■ **Brief**
Write out the listing, please, but only from its first line through the line containing "import * as", exactly as given and without pictures.

-------------------------

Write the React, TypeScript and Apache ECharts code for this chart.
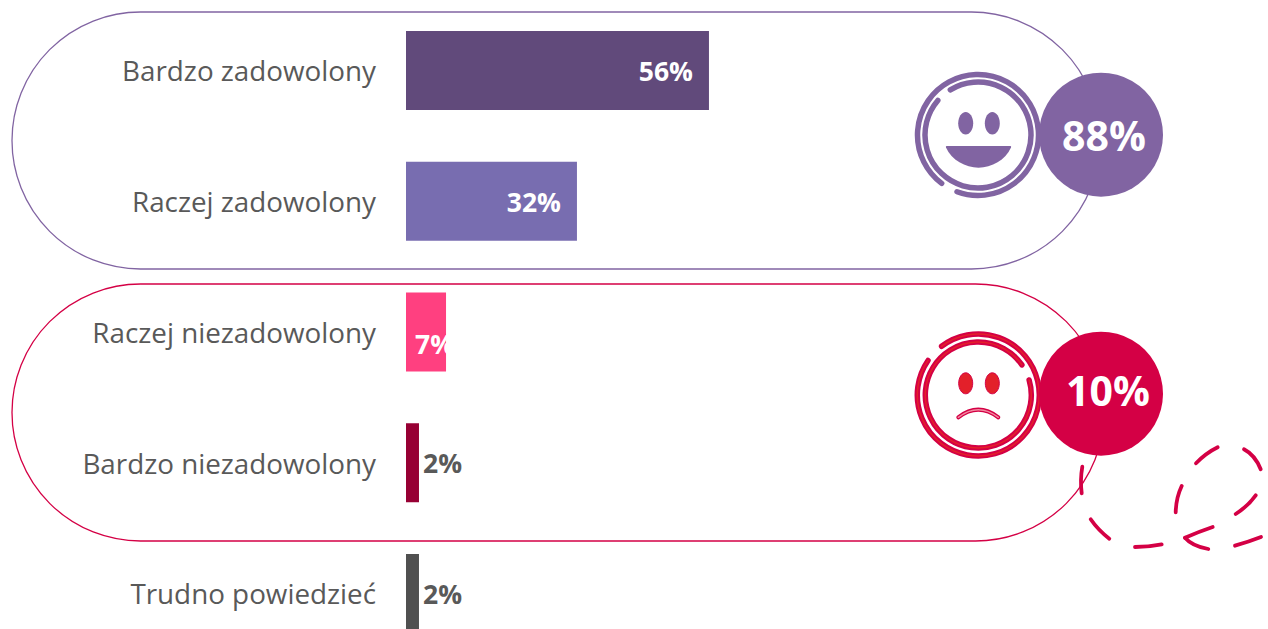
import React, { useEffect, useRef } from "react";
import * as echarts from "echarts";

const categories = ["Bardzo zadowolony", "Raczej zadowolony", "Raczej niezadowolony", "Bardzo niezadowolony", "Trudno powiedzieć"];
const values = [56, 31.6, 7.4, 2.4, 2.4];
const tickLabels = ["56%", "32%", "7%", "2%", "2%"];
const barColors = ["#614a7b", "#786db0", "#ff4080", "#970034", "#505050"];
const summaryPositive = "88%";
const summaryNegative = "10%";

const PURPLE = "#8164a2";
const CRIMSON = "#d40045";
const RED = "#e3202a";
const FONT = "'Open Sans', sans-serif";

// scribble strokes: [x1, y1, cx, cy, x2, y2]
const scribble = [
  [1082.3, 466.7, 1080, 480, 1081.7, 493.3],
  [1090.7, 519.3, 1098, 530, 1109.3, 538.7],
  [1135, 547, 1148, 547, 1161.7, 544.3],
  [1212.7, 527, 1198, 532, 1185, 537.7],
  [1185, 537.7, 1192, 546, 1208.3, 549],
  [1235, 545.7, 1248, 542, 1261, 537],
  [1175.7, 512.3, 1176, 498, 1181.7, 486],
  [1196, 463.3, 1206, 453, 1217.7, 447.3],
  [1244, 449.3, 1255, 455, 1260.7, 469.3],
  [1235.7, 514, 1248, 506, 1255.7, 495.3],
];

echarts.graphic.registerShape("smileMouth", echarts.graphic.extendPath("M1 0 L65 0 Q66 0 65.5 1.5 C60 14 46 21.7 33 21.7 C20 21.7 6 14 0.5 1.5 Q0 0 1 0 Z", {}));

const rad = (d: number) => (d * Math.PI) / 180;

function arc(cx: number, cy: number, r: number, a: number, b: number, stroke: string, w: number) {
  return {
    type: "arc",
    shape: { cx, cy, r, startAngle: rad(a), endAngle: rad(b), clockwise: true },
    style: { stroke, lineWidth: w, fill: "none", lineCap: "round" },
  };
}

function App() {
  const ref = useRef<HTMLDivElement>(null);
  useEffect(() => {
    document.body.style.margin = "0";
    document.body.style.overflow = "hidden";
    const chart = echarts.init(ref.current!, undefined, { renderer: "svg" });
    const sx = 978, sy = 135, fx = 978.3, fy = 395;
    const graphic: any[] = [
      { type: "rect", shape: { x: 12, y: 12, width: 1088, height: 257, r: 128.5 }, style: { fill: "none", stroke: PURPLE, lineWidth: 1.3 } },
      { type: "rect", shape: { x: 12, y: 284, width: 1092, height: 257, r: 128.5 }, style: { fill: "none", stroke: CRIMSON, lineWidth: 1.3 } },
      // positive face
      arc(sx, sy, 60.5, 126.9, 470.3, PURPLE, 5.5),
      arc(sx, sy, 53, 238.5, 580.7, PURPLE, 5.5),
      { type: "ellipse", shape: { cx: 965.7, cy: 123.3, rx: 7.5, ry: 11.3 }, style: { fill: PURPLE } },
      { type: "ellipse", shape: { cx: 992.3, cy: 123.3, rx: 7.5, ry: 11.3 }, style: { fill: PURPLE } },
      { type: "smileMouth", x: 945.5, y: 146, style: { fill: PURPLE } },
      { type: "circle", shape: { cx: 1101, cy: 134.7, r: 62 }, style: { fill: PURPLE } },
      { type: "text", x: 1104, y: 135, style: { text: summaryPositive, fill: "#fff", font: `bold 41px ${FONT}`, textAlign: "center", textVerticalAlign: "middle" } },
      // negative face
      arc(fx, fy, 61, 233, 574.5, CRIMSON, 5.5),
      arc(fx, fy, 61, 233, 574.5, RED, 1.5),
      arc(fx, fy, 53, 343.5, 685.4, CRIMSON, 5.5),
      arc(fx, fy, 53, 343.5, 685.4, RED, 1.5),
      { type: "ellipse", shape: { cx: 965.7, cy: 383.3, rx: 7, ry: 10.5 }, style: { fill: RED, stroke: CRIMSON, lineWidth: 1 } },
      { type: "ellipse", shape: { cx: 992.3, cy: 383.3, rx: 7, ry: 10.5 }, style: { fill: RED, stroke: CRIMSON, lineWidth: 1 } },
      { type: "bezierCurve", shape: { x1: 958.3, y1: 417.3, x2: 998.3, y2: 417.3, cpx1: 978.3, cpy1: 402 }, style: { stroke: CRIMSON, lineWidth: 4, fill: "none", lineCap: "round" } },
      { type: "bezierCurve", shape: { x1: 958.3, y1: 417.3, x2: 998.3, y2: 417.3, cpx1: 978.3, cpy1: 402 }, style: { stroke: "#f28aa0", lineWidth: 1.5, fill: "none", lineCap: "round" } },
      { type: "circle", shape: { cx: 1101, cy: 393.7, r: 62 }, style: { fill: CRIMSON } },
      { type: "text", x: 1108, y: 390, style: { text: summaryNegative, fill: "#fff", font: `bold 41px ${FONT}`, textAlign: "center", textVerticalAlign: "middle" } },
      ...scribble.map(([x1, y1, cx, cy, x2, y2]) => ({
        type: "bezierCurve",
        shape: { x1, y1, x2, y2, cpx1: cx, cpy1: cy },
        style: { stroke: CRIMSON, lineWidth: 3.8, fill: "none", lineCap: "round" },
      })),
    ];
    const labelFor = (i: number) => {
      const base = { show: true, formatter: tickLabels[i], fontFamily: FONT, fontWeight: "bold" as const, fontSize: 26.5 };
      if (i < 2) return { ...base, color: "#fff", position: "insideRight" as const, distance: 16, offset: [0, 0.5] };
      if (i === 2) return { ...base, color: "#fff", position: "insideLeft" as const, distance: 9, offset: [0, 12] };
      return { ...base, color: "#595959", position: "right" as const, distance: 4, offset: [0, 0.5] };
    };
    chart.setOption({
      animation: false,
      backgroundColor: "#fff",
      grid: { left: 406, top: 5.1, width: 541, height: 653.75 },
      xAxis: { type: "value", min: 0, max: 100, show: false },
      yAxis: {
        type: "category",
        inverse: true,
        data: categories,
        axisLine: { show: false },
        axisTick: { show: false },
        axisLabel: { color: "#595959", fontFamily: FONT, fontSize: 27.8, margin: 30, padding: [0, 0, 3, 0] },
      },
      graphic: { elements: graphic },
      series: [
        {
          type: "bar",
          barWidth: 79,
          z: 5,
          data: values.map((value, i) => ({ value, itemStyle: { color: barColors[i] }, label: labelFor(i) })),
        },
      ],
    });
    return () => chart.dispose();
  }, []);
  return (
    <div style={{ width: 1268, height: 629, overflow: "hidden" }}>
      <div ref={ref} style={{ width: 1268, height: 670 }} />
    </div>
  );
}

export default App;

-------------------------

■ **Correct output**
Write the React, TypeScript and Apache ECharts code for this chart.
import React, { useEffect, useRef } from "react";
import * as echarts from "echarts";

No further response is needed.